Infants as young as 17 months expect fairness and equity
Children as young as 17 months recognise whether resources are being shared fairly, the first time researchers have found evidence that infants so young are sensitive to principles of "distributive justice".
Dr. Annette Henderson and Dr. Ying Wang from the University of Auckland's School of Psychology studied 84 infants using a dedicated video lab where the infants were shown a sequence of different short scenes played out by two puppets.
In all of the scenes, the puppets worked together to access an out-of-reach bowl of sweets using plastic stacking cups. After they got the bowl, the puppets divided the sweets up between themselves.
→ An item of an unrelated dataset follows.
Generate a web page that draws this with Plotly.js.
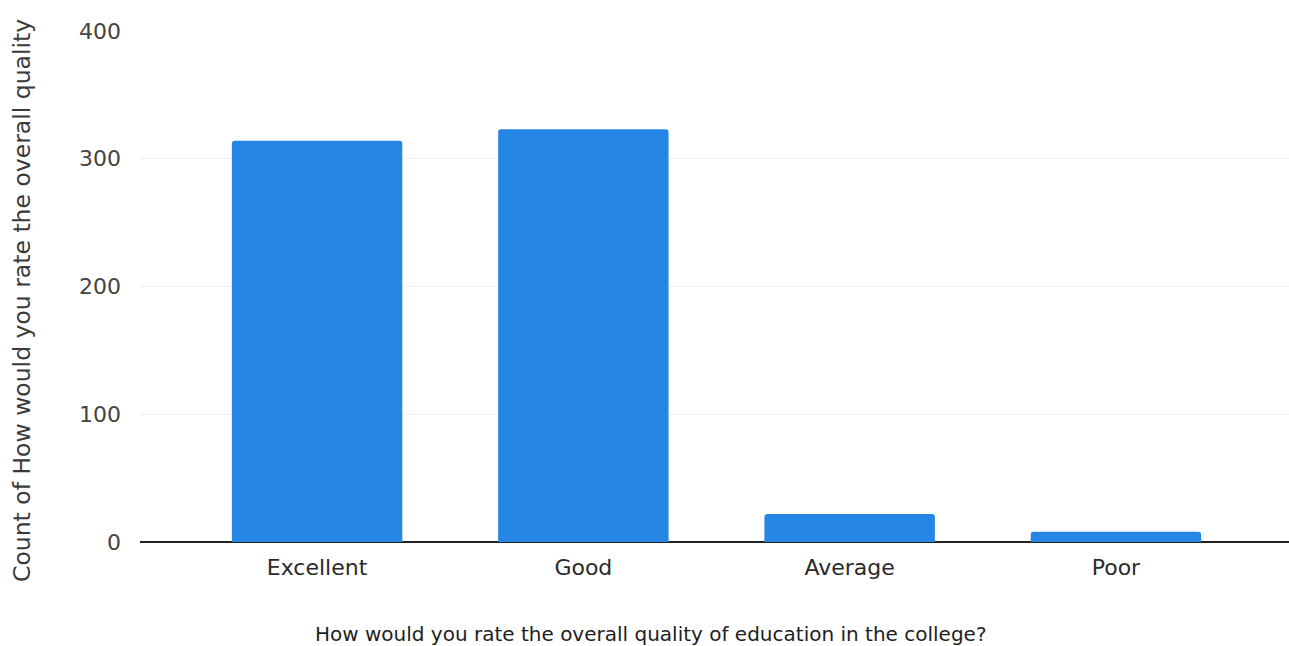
<!DOCTYPE html>
<html>
<head>
<meta charset="utf-8">
<script src="https://cdn.plot.ly/plotly-3.0.1.min.js"></script>
<style>html,body{margin:0;padding:0;background:#fff;}#chart{width:1289px;height:646px;}</style>
</head>
<body>
<div id="chart"></div>
<script>
const categories = ["Excellent", "Good", "Average", "Poor"];
const counts = [314, 323, 22, 8];
const yTicks = [0, 100, 200, 300, 400];
const xTitle = "How would you rate the overall quality of education in the college?";
const yTitle = "Count of How would you rate the overall quality";

const trace = {
  type: "bar",
  x: categories,
  y: counts,
  marker: {color: "#2586e6", cornerradius: 3},
  hoverinfo: "x+y"
};

const layout = {
  width: 1289, height: 646,
  margin: {l: 140, r: 0, t: 31, b: 104},
  paper_bgcolor: "#ffffff",
  plot_bgcolor: "#ffffff",
  bargap: 0.36,
  showlegend: false,
  font: {family: "DejaVu Sans, Liberation Sans, Arial, sans-serif", color: "#333333", size: 20},
  xaxis: {
    type: "category",
    range: [-0.665, 3.65],
    showgrid: false,
    zeroline: false,
    showline: false,
    ticks: "",
    ticklabelstandoff: 10,
    tickfont: {size: 22, color: "#2a2a2a"}
  },
  yaxis: {
    range: [0, 400],
    tickvals: yTicks,
    ticktext: yTicks.map(String),
    showgrid: true,
    gridcolor: "#efefef",
    gridwidth: 1,
    zeroline: true,
    zerolinecolor: "#222222",
    zerolinewidth: 2,
    showline: false,
    ticks: "",
    ticklabelstandoff: 18,
    tickfont: {size: 22, color: "#444444"}
  },
  annotations: [
    {text: xTitle, xref: "paper", yref: "paper", x: 0.4447, y: -0.18,
     xanchor: "center", yanchor: "middle", showarrow: false,
     font: {size: 20, color: "#1e1e1e"}},
    {text: yTitle, xref: "paper", yref: "paper", x: -0.1027, y: 0.4736,
     xanchor: "center", yanchor: "middle", showarrow: false, textangle: -90,
     font: {size: 23.5, color: "#3a3a3a"}}
  ]
};

Plotly.newPlot("chart", [trace], layout, {displayModeBar: false, staticPlot: true});
</script>
</body>
</html>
Scenes shown demonstrated principles of distributive justice (the puppet putting in most of the work takes most sweets) while other scenes showed disproportionate rewards (one puppet does more work but takes fewer sweets).
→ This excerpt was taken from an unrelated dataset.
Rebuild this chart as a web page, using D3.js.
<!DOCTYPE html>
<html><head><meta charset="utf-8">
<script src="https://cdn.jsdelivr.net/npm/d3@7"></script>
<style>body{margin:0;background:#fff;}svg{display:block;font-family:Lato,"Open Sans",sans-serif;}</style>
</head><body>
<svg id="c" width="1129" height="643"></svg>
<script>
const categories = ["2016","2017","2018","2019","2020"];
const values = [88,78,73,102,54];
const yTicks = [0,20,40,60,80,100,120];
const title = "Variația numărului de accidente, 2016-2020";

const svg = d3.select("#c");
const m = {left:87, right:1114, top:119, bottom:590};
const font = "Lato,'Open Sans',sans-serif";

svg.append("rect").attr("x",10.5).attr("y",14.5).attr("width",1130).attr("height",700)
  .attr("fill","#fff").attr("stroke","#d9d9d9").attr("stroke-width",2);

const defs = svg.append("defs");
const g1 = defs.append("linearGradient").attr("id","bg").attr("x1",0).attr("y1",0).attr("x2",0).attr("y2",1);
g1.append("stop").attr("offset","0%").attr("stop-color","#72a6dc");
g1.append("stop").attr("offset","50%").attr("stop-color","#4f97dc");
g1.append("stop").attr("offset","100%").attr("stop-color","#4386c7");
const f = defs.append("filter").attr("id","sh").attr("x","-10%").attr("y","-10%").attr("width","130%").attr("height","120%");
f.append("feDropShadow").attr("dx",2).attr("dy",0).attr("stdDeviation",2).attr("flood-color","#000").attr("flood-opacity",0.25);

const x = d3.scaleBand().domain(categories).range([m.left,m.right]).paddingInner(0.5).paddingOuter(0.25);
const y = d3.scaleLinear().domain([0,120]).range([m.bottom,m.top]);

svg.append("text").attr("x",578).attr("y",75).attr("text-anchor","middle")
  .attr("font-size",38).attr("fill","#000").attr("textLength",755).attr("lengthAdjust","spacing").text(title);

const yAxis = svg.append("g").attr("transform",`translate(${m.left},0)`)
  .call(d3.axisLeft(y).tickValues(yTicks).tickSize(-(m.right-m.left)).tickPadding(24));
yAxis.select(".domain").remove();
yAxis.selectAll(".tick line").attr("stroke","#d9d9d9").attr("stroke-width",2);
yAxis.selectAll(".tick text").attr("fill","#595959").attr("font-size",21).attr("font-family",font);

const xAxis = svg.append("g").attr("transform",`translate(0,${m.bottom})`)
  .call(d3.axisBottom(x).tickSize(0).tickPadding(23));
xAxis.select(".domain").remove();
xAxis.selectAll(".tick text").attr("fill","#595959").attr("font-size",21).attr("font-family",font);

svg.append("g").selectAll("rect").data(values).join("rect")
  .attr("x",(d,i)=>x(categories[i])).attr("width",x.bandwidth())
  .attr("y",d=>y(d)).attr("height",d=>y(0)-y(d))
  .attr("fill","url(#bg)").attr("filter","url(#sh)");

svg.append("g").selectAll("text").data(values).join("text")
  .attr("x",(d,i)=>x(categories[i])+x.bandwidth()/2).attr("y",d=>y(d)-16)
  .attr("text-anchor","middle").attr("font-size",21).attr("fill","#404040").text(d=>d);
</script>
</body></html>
A hidden video camera recorded each child's response to the scenes played onscreen, measuring "looking time" – the length of attention paid to each scene.
Responses were recorded and analysed using a dedicated software programme. The researchers expected that infants would spend more time looking at scenes that violated justice principles compared to those that did not.
They found infants looked longer at scenes where the puppet who contributed more work took fewer sweets but, critically, not when the puppet who did most of the work took the biggest share.
"These findings suggest that infants didn't perceive events as a simple matter of negativity bias. That is, simple inequality in distribution did not attract their attention significantly but where rewards were unequally or unfairly distributed, the children paid more attention," Dr. Henderson says.
The research is the first time infants as young as 17 months have been tested on concepts such as equity and equality where the 'actors' could themselves decide how resources should be shared. Previous studies have found 21-month-olds were sensitive to principles of distributive justice but in those studies resources were distributed by a third party.
"These findings are significant as they demonstrate that a fairly nuanced understanding of fairness is present much earlier in development than previous research has shown," Dr. Henderson says. "By 18 months, infants expect individuals to take what that they deserve."
Dr. Wang says in everyday life, humans expect resources will be distributed equitably and this sense of fair play has evolved as a function of humans' cooperative propensity.
"These findings demonstrate that infants are ready to learn about fairness and sharing behaviours within the first year and a half of their lives. Finding ways to promote these behaviours early in life could be the key to enhancing fairness and prosocial behaviour in human social groups."
This research is published in the Journal of Experimental Child Psychology.